Europa, lastrada por sus rivalidades internas, sigue sin superar cierto estado infantil de dependencia. Y esto ocurre en un momento con signos inquietantes tanto en los equilibrios internacionales —¿quiénes son los agentes de la estabilidad hoy?— como en la evolución de los sistemas políticos con las variantes del autoritarismo al alza. Vivimos un momento regado por una regresión ideológica de repliegue en las pulsiones nacionalistas, representadas hoy en buena parte por la extrema derecha y las derechas europeas, y con un retorno del nihilismo —la pérdida de noción de límites— encarnado en Putin, pero cada vez más usual entre los nuevos poderes económicos que creen que todo les está permitido. Y es hora ya de afrontar la incómoda cuestión de fondo que todo el mundo elude: ¿la democracia liberal es compatible con la crisis de los Estados nación y el fin del capitalismo industrial, o el autoritarismo posdemocrático es inevitable en el nuevo capitalismo global, financiero y digital? Vuelve a palparse “un distanciamiento del propio sentido racional de la vida, un hundimiento en la hostilidad al espíritu y en la barbarie”, como sentía Husserl en los años treinta, que augura tiempos difíciles.

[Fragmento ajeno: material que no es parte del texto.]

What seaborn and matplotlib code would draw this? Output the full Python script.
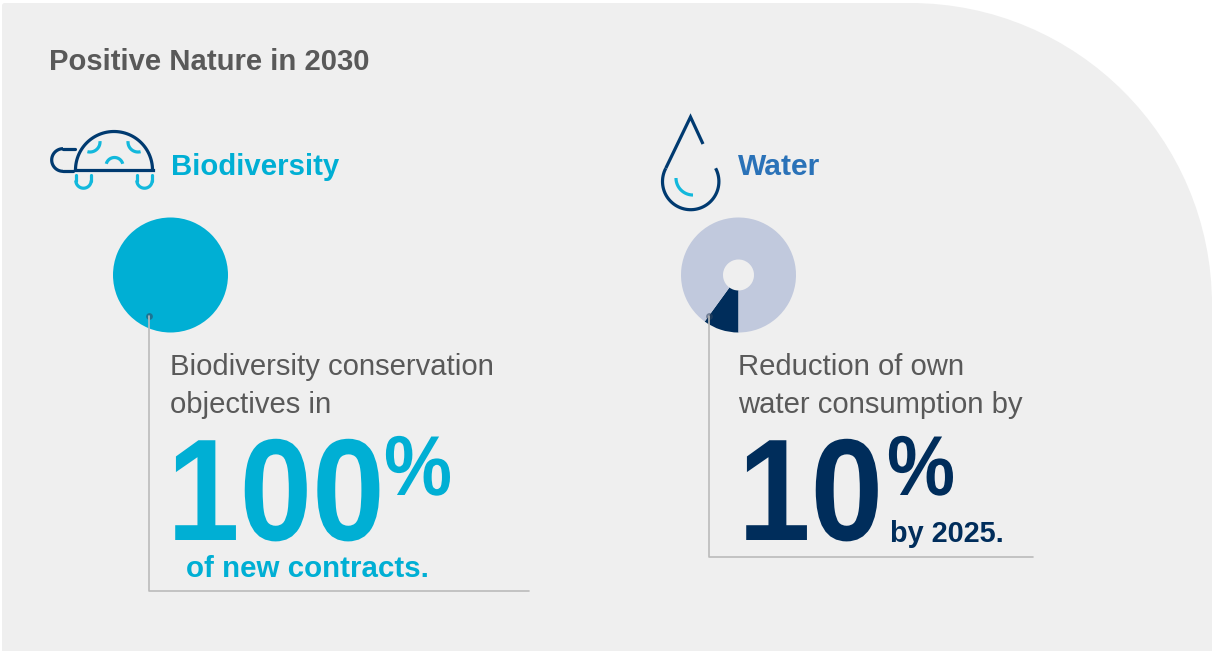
import matplotlib
matplotlib.use("Agg")
import matplotlib.pyplot as plt
import matplotlib.patheffects as pe
import numpy as np
import seaborn as sns
from matplotlib.patches import PathPatch
from matplotlib.path import Path
from matplotlib.transforms import Affine2D

# Targets shown in the two rings
bio_share = [100, 0]
water_share = [10, 90]

title = "Positive Nature in 2030"
headings = ["Biodiversity", "Water"]
bio_body = ["Biodiversity conservation", "objectives in"]
water_body = ["Reduction of own", "water consumption by"]
big_numbers = ["100", "10"]
notes = ["of new contracts.", "by 2025."]

CYAN = "#00AFD4"
ICON_CYAN = "#12B8DC"
NAVY = "#002D5B"
ICON_NAVY = "#003A70"
BLUE = "#2A72B8"
PALE = "#C1C9DD"
PANEL = "#EFEFEF"
GREY = "#595959"
RULE = "#BBBBBB"

W, H = 1212, 651
sns.set_theme(style="white")
plt.rcParams["font.family"] = ["Liberation Sans", "DejaVu Sans"]

fig = plt.figure(figsize=(W / 100, H / 100), dpi=100, facecolor="white")


class Squeeze(pe.AbstractPathEffect):
    """Narrows a text horizontally about its anchor, for tight display numerals."""

    def __init__(self, sx, x0):
        super().__init__()
        self.sx, self.x0 = sx, x0

    def draw_path(self, renderer, gc, tpath, affine, rgbFace=None):
        squeezed = affine + Affine2D().translate(-self.x0, 0).scale(self.sx, 1).translate(self.x0, 0)
        renderer.draw_path(gc, tpath, squeezed, rgbFace)


def canvas(z):
    ax = fig.add_axes([0, 0, 1, 1], zorder=z)
    ax.set_xlim(0, W)
    ax.set_ylim(H, 0)
    ax.axis("off")
    ax.patch.set_alpha(0)
    return ax


def ring(cx, cy, r, values, colors, hole=None):
    ax = fig.add_axes([(cx - r) / W, 1 - (cy + r) / H, 2 * r / W, 2 * r / H], zorder=1)
    wedge = {"linewidth": 0}
    if hole:
        wedge["width"] = 1 - hole / r
    ax.pie(values, colors=colors, startangle=270, counterclock=False,
           radius=1, wedgeprops=wedge)
    ax.set_xlim(-1, 1)
    ax.set_ylim(-1, 1)
    ax.patch.set_alpha(0)


back = canvas(0)
k = 0.5523 * 302
outline = [(5, 3), (910, 3), (910 + k, 3), (1212, 305 - k), (1212, 305),
           (1212, 651), (2, 651), (2, 6), (2, 4), (3, 3), (5, 3)]
codes = [Path.MOVETO, Path.LINETO, Path.CURVE4, Path.CURVE4, Path.CURVE4,
         Path.LINETO, Path.LINETO, Path.LINETO, Path.CURVE4, Path.CURVE4, Path.CURVE4]
back.add_patch(PathPatch(Path(outline, codes), facecolor=PANEL, edgecolor="none"))

ring(170.5, 275, 57.5, bio_share, [CYAN, PALE])
ring(738.5, 275, 57.5, water_share, [NAVY, PALE], hole=15.5)

ax = canvas(2)


def label(x, y, s, px, color, bold=False, squeeze=None):
    t = ax.text(x, y, s, fontsize=px * 0.72, color=color, va="baseline", ha="left",
                fontweight="bold" if bold else "normal")
    if squeeze:
        t.set_path_effects([Squeeze(squeeze, x)])
    return t


# Leader rules running from each ring to its note
for xs, ys in [([149, 149, 529], [316, 591, 591]), ([709, 709, 1033], [316, 557, 557])]:
    sns.lineplot(x=xs, y=ys, sort=False, estimator=None, color=RULE, linewidth=1.2,
                 ax=ax, legend=False)
sns.scatterplot(x=[149, 709], y=[316, 316], color="#33455F", alpha=0.55, s=24,
                linewidth=0, ax=ax, legend=False)
ax.set_xlim(0, W)
ax.set_ylim(H, 0)
ax.axis("off")

lw_icon = 2.3


def arc(cx, cy, r, a0, a1, color):
    t = np.radians(np.linspace(a0, a1, 60))
    ax.plot(cx + r * np.cos(t), cy + r * np.sin(t), color=color, lw=lw_icon,
            solid_capstyle="butt", solid_joinstyle="round")


# Turtle icon: shell, head, legs and shell spots
arc(114, 170, 38.5, 180, 360, ICON_NAVY)
ax.plot([75, 153], [170, 170], color=ICON_NAVY, lw=lw_icon, solid_capstyle="projecting")
arc(63, 160, 11.3, 90, 270, ICON_NAVY)
ax.plot([63, 75], [148.7, 148.7], color=ICON_NAVY, lw=lw_icon)
ax.plot([63, 73], [171.3, 171.3], color=ICON_NAVY, lw=lw_icon)
for x0 in (83.5, 144.5):
    arc(x0, 180.5, 7.7, 0, 180, ICON_CYAN)
    ax.plot([x0 - 7.7, x0 - 7.7], [175, 180.5], color=ICON_CYAN, lw=lw_icon)
    ax.plot([x0 + 7.7, x0 + 7.7], [175, 180.5], color=ICON_CYAN, lw=lw_icon)
arc(90, 142, 10, -5, 105, ICON_CYAN)
arc(138, 142, 10, 75, 185, ICON_CYAN)
arc(114.5, 166, 8.5, 195, 345, ICON_CYAN)

# Droplet icon: open outline with an inner highlight
arc(690.7, 181.5, 28.2, -28, 208, ICON_NAVY)
ax.plot([665.8, 690.5, 703], [168.2, 117, 144], color=ICON_NAVY, lw=lw_icon,
        solid_joinstyle="miter", solid_capstyle="butt")
arc(693, 178, 17, 90, 180, ICON_CYAN)

label(49, 70, title, 29.2, GREY, True)
label(171, 175, headings[0], 29.4, CYAN, True)
label(738, 175, headings[1], 30, BLUE, True)

for i, s in enumerate(bio_body):
    label(170.5, 375 + 38 * i, s, 29.2, GREY)
for i, s in enumerate(water_body):
    label(738.5, 375 + 38 * i, s, 29.2, GREY)

label(167, 540, big_numbers[0], 145, CYAN, True, squeeze=0.9)
label(384, 495, "%", 85, CYAN, True, squeeze=0.9)
label(186, 577, notes[0], 29.5, CYAN, True)

label(738, 540, big_numbers[1], 145, NAVY, True, squeeze=0.9)
label(887, 495, "%", 85, NAVY, True, squeeze=0.9)
label(890, 542, notes[1], 28.9, NAVY, True)

fig.savefig("out.png", dpi=100, facecolor="white")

No podemos pasar por alto la dinámica generada por el esperpento Putin, ni las invitaciones al repliegue identitario de quienes hablan ya de proceso de desglobalización. De la mano de la OTAN, Estados Unidos vuelve al primer plano europeo. Y aunque ante el desafío ruso probablemente no pueda ser de otra manera, no podemos instalarnos acríticamente ante esta nueva realidad. Putin ha querido el regreso de la guerra. Vivimos entre signos agobiantes de un desorden global que se suma a las catástrofes ecológicas y agranda la degradación física del planeta. ¿Hay que asumir que la situación no puede afrontarse de otras maneras? Una cosa es parar a Putin y otra muy distinta adentrarnos todos en la senda del nihilismo.